Fernando de Amorim
Paris, le 5 juin 2020
Le Moi du père, le Moi des proches voyant la situation de harcèlement de la jeune femme n’osaient pas intervenir. Un proche avait dit : « J’avais arrêté de fumer à l’époque, mais j’ai repris. C’était la cigarette ou je lui cassais la gueule ». Un gendarme en réponse à la question « Ça se soigne, cette jalousie maladive ? L’homme répond : “Oui, avec une balle” ». Il est important de mettre en évidence l’impuissance de la psychologie, tout en entendant qu’il faut de la force pour freiner la volonté de détruire l’autre. Ainsi, je pense qu’il faut éviter d’arriver aux extrêmes. De là l’importance de la prévention. Et la prévention est du côté des parents dans un premier temps, quand les enfants sont encore chez eux. Du côté des femmes quand elles sont majeures et commencent leur vie de couple. Dès la première insulte, il faut exiger du respect de soi et de son corps. Tout en prévenant qu’il n’y aura pas de second avertissement. Si une femme passe à côté de cet avertissement, elle laissera la porte ouverte au déchainement pulsionnel des organisations intramoïques et du Moi fort du conjoint.
Si le Moi se comporte en jaloux, cela doit inciter une femme à s’éloigner, au plus vite, de ce mauvais parti. Si elle reste, c’est parce que son Moi tire un bénéfice de voir matérialiser son Autre non barré avec des paroles blessantes et sa résistance du Surmoi sous forme de coups de poing et enfin coups de couteaux.
Évidemment, ceci ne se passe pas dans un registre conscient, donc, inutile pour le lecteur de crier au scandale, à savoir, que je déresponsabilise le criminel ou que je culpabilise la victime.
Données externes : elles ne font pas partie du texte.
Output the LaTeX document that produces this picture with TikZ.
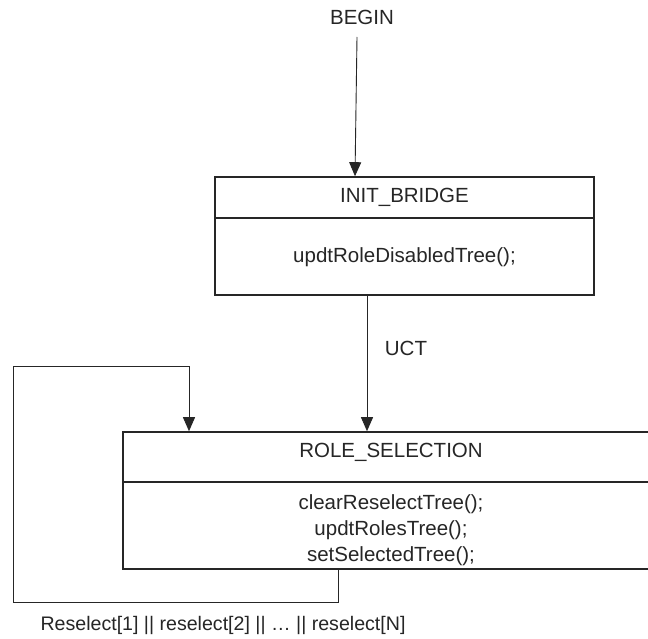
\documentclass[tikz,border=0pt]{standalone}
\usepackage{fontspec}
\setmainfont{Liberation Sans}
\usetikzlibrary{arrows.meta}
\begin{document}
\begin{tikzpicture}[x=1pt,y=-1pt,
  every node/.style={font=\fontsize{20.5}{26}\selectfont, text=black!85, inner sep=0pt},
  statebox/.style={draw=black!85, line width=1.6pt, rectangle, minimum width=#1},
  divline/.style={draw=black!85, line width=1.6pt},
  conn/.style={draw=black!85, line width=0.9pt},
  arr/.style={conn, -{Triangle[length=14pt,width=12pt]}},
  txt/.style={anchor=center, align=center}]
\clip (0,0) rectangle (648,639);
\fill[white] (0,0) rectangle (648,639);

% INIT_BRIDGE box
\node[statebox=379pt, minimum height=118pt] (init) at (404.5,236) {};
\draw[divline] (init.west |- 0,218) -- (init.east |- 0,218);
\node[txt] (initT) at (404.5,197) {INIT\_BRIDGE};
\node[txt] (initA) at (404.5,257) {updtRoleDisabledTree();};

% ROLE_SELECTION box
\node[statebox=536pt, minimum height=137pt] (role) at (391,500.5) {};
\draw[divline] (role.west |- 0,482) -- (role.east |- 0,482);
\node[txt] (roleT) at (391,452) {ROLE\_SELECTION};
\node[txt] (roleA) at (391,530) {clearReselectTree();\\updtRolesTree();\\setSelectedTree();};

% labels
\node[txt] (begin) at (362,17) {BEGIN};
\node[txt] (uct) at (406,348) {UCT};
\node[txt, font=\fontsize{19.6}{24}\selectfont] (loopL) at (223,625) {Reselect[1] || reselect[2] || … || reselect[N]};

% connectors
\coordinate (b1) at (357,37);
\draw[arr] (b1) -- (init.north -| 355,0);
\draw[arr] (init.south -| 367,0) -- (role.north -| 367,0);
\coordinate (l1) at (338,602);
\coordinate (l2) at (13,602);
\coordinate (l3) at (13,366);
\coordinate (l4) at (189,366);
\draw[arr] (role.south -| l1) -- (l1) -- (l2) -- (l3) -- (l4) -- (role.north -| l4);
\end{tikzpicture}
\end{document}
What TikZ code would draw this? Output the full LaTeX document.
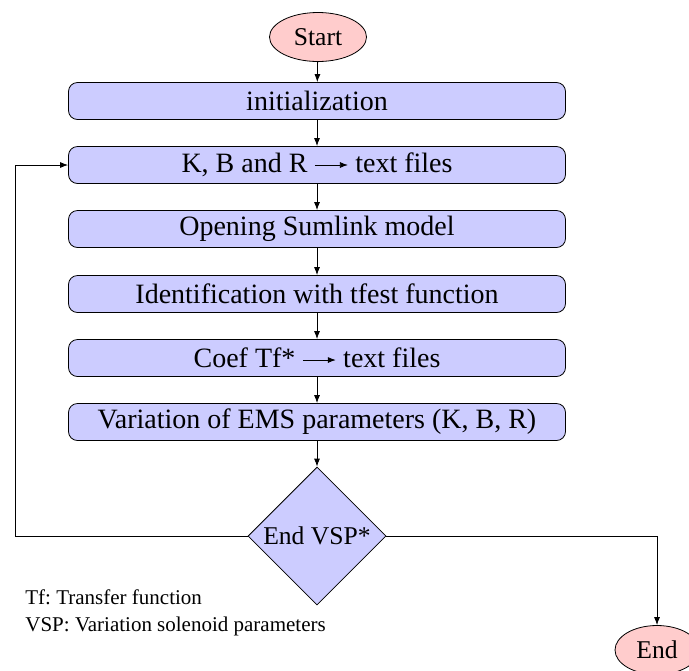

Cependant, il faut avoir présent à l’esprit qu’en choisissant de rester dans cette relation, le Moi fort de la femme maltraitée devient maître dans le couple.
Le Moi d’un homme qui ne travaille pas et qui veut que sa femme reste à la maison pour l’avoir à l’œil est un Moi qui ne va pas bien. Pour quelle raison le Moi d’une femme choisit de rester avec un tel homme ? Pour le protéger, pour le nourrir, en un mot, pour exercer une emprise sur lui. En clair, le lecteur aura affaire à deux Moi aliénés qui forment un couple à la merci de leurs instances intramoïques.
Preuve en est lorsque les parents de la femme veulent voir leur petit enfant nouveau-né : la femme accepte de se réconcilier avec ses parents, à condition qu’ils acceptent aussi le mari qui l’insulte, l’agresse. Lire le comportement de la victime par la voie passive est une aliénation supplémentaire à leur condition. La visée doit être de la subjectiver et cela passe par la castration de son imaginaire.
Quand le Moi sent qu’il est en train de perdre du terrain dans son emprise sur l’autre, il se marie, lui fait un enfant. S’agit-il de manœuvres du Moi pour fortifier sa position ? Possible, mais il ne faut oublier que l’autre tire un bénéfice à acquérir un phallus sous forme d’enfant. Et cela indépendamment du fait qu’il s’agisse de la position de père ou de mère.
Une fois que le Moi fort possède sa proie, à savoir l’autre, il peut se permettre, grâce au consentement de ce dernier, de lire les courriels, les SMS, et « consulter son journal d’appels et à examiner les factures détaillées ».
En proposant que l’autre fasse la même chose avec lui, à savoir d’examiner son téléphone, le Moi sait qu’il n’a rien à cacher, parce que le secret n’est pas qu’il puisse avoir une maîtresse, il l’a déjà, mais de dévoiler le désir inavoué. La maîtresse qu’il a est son épouse ; elle incarne, pour lui, le Moi, l’Autre non barré.